TEMPO.CO, Nusa Dua - Menteri Luar Negeri Retno Marsudi mengatakan bahwa krisis pangan dan energi akan berdampak besar terhadap negara berkembang, terlebih ke negara berpenghasilan rendah dan negara kepulauan kecil. Hal tersebut termasuk dalam yang disoroti dalam Pertemuan Menteri Luar Negeri G20 (G20 Ministers Meeting atau FMM) di Nusa Dua, Bali, Jumat, 8 Juli 2022.

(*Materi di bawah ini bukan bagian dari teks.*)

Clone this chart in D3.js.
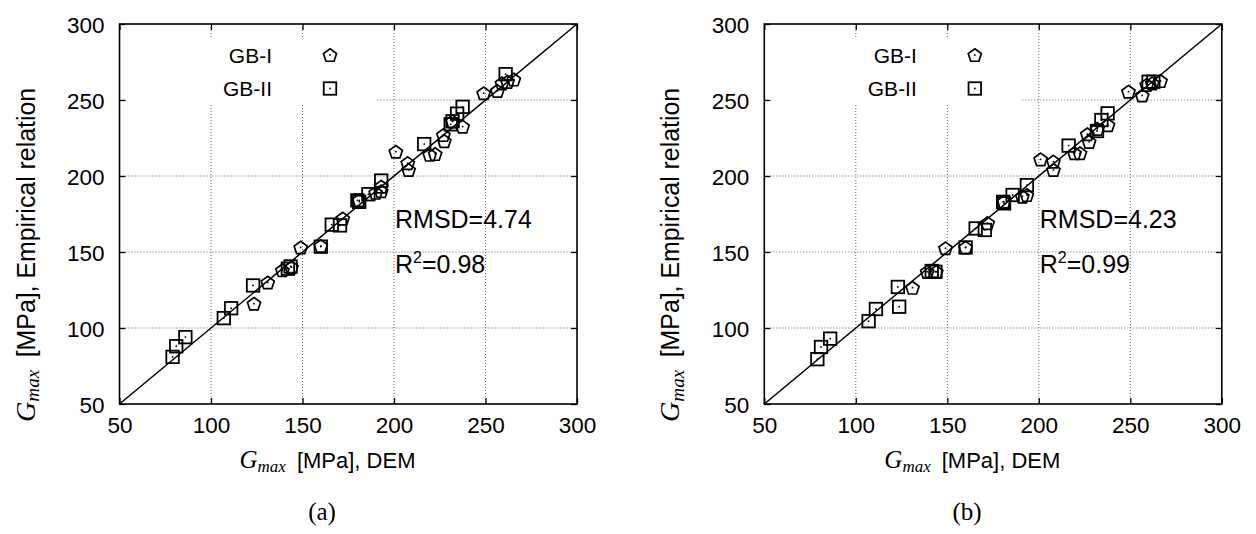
<!DOCTYPE html>
<html>
<head>
<meta charset="utf-8">
<script src="https://cdn.jsdelivr.net/npm/d3@7"></script>
<style>
  html, body { margin: 0; padding: 0; background: #fff; }
  svg { display: block; }
  .sans { font-family: "Liberation Sans", Arial, sans-serif; }
  .serif { font-family: "Liberation Serif", "DejaVu Serif", serif; }
</style>
</head>
<body>
<svg id="fig" width="1256" height="534"></svg>
<script>
// Axis ticks shared by both panels (MPa)
const tickValues = [50, 100, 150, 200, 250, 300];
const gridValues = [100, 150, 200, 250];

// Panel (a): GB-I — DEM value and empirical-relation value
const demA_GB1 = [123.5, 131, 139, 144, 149, 160, 172, 181, 190, 193, 193, 201, 207.5, 208, 219.5, 222.5, 227, 227.5, 232, 237.5, 249, 256.5, 259, 262, 265.5];
const empA_GB1 = [116, 130, 138, 140, 153, 154, 172, 184, 189, 190, 193, 216, 208.5, 204, 214, 214.5, 227, 223, 236, 232.5, 254.5, 256, 261, 262, 263.5];
// Panel (a): GB-II
const demA_GB2 = [79, 81, 86, 107, 111, 123, 142, 143.5, 160, 166, 170.5, 180, 181, 186, 193, 216.5, 231, 232, 234.5, 237.5, 261];
const empA_GB2 = [81, 88, 94, 106.5, 113, 128, 139, 140.5, 153.5, 168, 167.5, 184, 183, 188, 197, 221, 234, 236, 241, 245.5, 267];

// Panel (b): GB-I
const demB_GB1 = [131, 139, 144, 149, 160, 172, 181, 191, 193.5, 201, 208, 208, 219.5, 222.5, 226.5, 227.5, 232, 237.8, 249, 256.5, 259, 262, 266.5];
const empB_GB1 = [126.5, 137, 137, 152.5, 153, 169, 183, 186.5, 187.5, 211, 209.5, 204, 215, 215, 227.5, 222.5, 231, 233.5, 255.5, 253, 260, 261, 262.5];
// Panel (b): GB-II
const demB_GB2 = [79, 81, 86, 107, 111, 123, 123.7, 141.5, 143.5, 160, 165.5, 170.5, 180.5, 181, 185.7, 193.5, 216.3, 231.8, 234.2, 237.6, 260, 262.6];
const empB_GB2 = [79.5, 87.5, 93, 104.5, 112.5, 127, 114, 137.5, 137, 153, 165.5, 164.5, 183, 182, 187.5, 194, 220, 229.6, 236.8, 241.2, 262, 262];

// Fit statistics and captions
const rmsd = ["4.74", "4.23"];
const r2 = ["0.98", "0.99"];
const captions = ["(a)", "(b)"];
const seriesNames = ["GB-I", "GB-II"];

const zip = (a, b) => a.map((v, i) => [v, b[i]]);
const panels = [
  { left: 119.5, gb1: zip(demA_GB1, empA_GB1), gb2: zip(demA_GB2, empA_GB2), rmsd: rmsd[0], r2: r2[0], caption: captions[0] },
  { left: 764.3, gb1: zip(demB_GB1, empB_GB1), gb2: zip(demB_GB2, empB_GB2), rmsd: rmsd[1], r2: r2[1], caption: captions[1] }
];

const svg = d3.select("#fig");
const W = 457.5, H = 380, TOP = 24;

// Regular pentagon, point up
function pentagon(r) {
  const pts = d3.range(5).map(k => {
    const a = -Math.PI / 2 + k * 2 * Math.PI / 5;
    return [r * Math.cos(a), r * Math.sin(a) + r * 0.1];
  });
  return "M" + pts.map(p => p.join(",")).join("L") + "Z";
}
const PENT = pentagon(6.9);
const SQ = 12.5;

function drawMarker(sel, kind) {
  if (kind === 0) {
    sel.append("path").attr("d", PENT)
      .attr("fill", "none").attr("stroke", "#000").attr("stroke-width", 1.7);
  } else {
    sel.append("rect").attr("x", -SQ / 2).attr("y", -SQ / 2).attr("width", SQ).attr("height", SQ)
      .attr("fill", "none").attr("stroke", "#000").attr("stroke-width", 1.8);
  }
  sel.append("circle").attr("r", 0.9).attr("fill", "#000");
}

// G_max label: italic serif G with italic subscript, followed by sans text
function gmaxLabel(t, rest, s) {
  t.append("tspan").attr("class", "serif").attr("font-style", "italic").attr("font-size", 25 * s).text("G");
  t.append("tspan").attr("class", "serif").attr("font-style", "italic").attr("font-size", 17 * s).attr("dy", 4 * s).text("max");
  t.append("tspan").attr("class", "sans").attr("font-size", 22 * s).attr("dy", -4 * s).text("\u2002[MPa], " + rest);
}

panels.forEach((p, idx) => {
  const x = d3.scaleLinear().domain([50, 300]).range([0, W]);
  const y = d3.scaleLinear().domain([50, 300]).range([H, 0]);
  const g = svg.append("g").attr("transform", `translate(${p.left},${TOP})`);

  // dotted grid
  const grid = g.append("g").attr("stroke", "#666").attr("stroke-width", 1).attr("stroke-dasharray", "1,2");
  grid.selectAll(".gx").data(gridValues).join("line")
    .attr("x1", d => x(d)).attr("x2", d => x(d)).attr("y1", 0).attr("y2", H);
  grid.selectAll(".gy").data(gridValues).join("line")
    .attr("y1", d => y(d)).attr("y2", d => y(d)).attr("x1", 0).attr("x2", W);

  // opaque key box
  g.append("rect").attr("x", 6).attr("y", 15).attr("width", 251).attr("height", 66).attr("fill", "#fff");

  // 1:1 line
  g.append("line").attr("x1", x(50)).attr("y1", y(50)).attr("x2", x(300)).attr("y2", y(300))
    .attr("stroke", "#000").attr("stroke-width", 1.5);

  // points
  [p.gb1, p.gb2].forEach((data, k) => {
    g.append("g").selectAll("g").data(data).join("g")
      .attr("transform", d => `translate(${x(d[0])},${y(d[1])})`)
      .each(function () { drawMarker(d3.select(this), k); });
  });

  // axes with inward ticks (mirrored on top/right)
  const fmt = d3.format("d");
  const ax = g.append("g").attr("transform", `translate(0,${H})`)
    .call(d3.axisBottom(x).tickValues(tickValues).tickSize(-6).tickPadding(13).tickFormat(fmt));
  const ay = g.append("g")
    .call(d3.axisLeft(y).tickValues(tickValues).tickSize(-6).tickPadding(15).tickFormat(fmt));
  g.append("g").call(d3.axisTop(x).tickValues(tickValues).tickSize(-6).tickFormat(""));
  g.append("g").attr("transform", `translate(${W},0)`)
    .call(d3.axisRight(y).tickValues(tickValues).tickSize(-6).tickFormat(""));
  g.selectAll(".domain").remove();
  g.selectAll(".tick line").attr("stroke", "#000").attr("stroke-width", 1.3);
  [ax, ay].forEach(a => a.selectAll("text").attr("class", "sans").attr("font-size", 22.5).attr("fill", "#000"));
  ax.selectAll("text").attr("dy", "0.71em");
  ay.selectAll("text").attr("dy", "0.36em");

  // frame
  g.append("rect").attr("width", W).attr("height", H).attr("fill", "none")
    .attr("stroke", "#000").attr("stroke-width", 1.6);

  // key
  seriesNames.forEach((name, k) => {
    const ky = k === 0 ? 31 : 64.5;
    g.append("text").attr("class", "sans").attr("font-size", 21).attr("text-anchor", "end")
      .attr("x", 152.5).attr("y", ky + 7.5).text(name);
    const m = g.append("g").attr("transform", `translate(210.5,${ky})`);
    drawMarker(m, k);
  });

  // statistics
  g.append("text").attr("class", "sans").attr("font-size", 25).attr("x", 275.5).attr("y", 204).text("RMSD=" + p.rmsd);
  const rt = g.append("text").attr("class", "sans").attr("font-size", 25).attr("x", 275.5).attr("y", 249);
  rt.append("tspan").text("R");
  rt.append("tspan").attr("font-size", 16).attr("dy", -10).text("2");
  rt.append("tspan").attr("dy", 10).text("=" + p.r2);

  // axis titles
  const xt = svg.append("text").attr("text-anchor", "middle")
    .attr("x", p.left + 208).attr("y", 468);
  gmaxLabel(xt, "DEM", 1);
  const yt = svg.append("text").attr("text-anchor", "middle")
    .attr("transform", `translate(${p.left - 85},255) rotate(-90)`);
  gmaxLabel(yt, "Empirical relation", 1.13);

  // caption
  svg.append("text").attr("class", "serif").attr("font-size", 25).attr("text-anchor", "middle")
    .attr("x", 322 + idx * 645).attr("y", 520).text(p.caption);
});
</script>
</body>
</html>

Ia menyatakan saat ini ada kebutuhan mendesak untuk mengatasi gangguan rantai pasokan pangan global. Oleh karena itu, upaya mengintegrasikan kembali pangan dan pupuk dari Ukraina dan Rusia ke pasar global menjadi sangat penting.
Hal tersebut disampaikan Retno dalam pernyataan pers usai FMM. Sebelumnya, semua perwakilan anggota G20 mengungkapkan kekhawatiran tentang melonjaknya harga pangan dan energi, yang dipicu oleh perang antara Rusia dan Ukraina.
Sebagai solusi, banyak peserta FMM G20 menyatakan dukungannya terhadap upaya Sekretaris Jenderal Perserikatan Bangsa-Bangsa untuk menyediakan jalur yang aman (safe passage) untuk mendistribusikan produk pangan dan energi dari Rusia dan Ukraina, termasuk melalui pelabuhan.
Retno menyebutkan, sejumlah peserta menggarisbawahi bahwa distribusi pangan dan pupuk agar tidak dikenakan sanksi. "Dan menyatakan siap untuk mengatasi kesulitan praktis dalam melakukan perdagangan pangan dan pupuk, termasuk pembayaran, asuransi, logistik, dan lain-lain,” tutur Retno Marsudi.
Dalam pertemuan itu juga dibahas komitmen untuk mengeksplorasi kerja sama G20 agar berikutnya bisa memperkuat ketahanan pangan dan energi. Termasuk di dalamnya melalui sistem PBB atau organisasi internasional lainnya.
Adapun agresi militer yang dilancarkan Rusia di Ukraina sejak 24 Februari 2022 telah berdampak pada ketahanan pangan dunia. Pasalnya, kedua negara tersebut merupakan pemain utama dalam perdagangan hasil-hasil pertanian.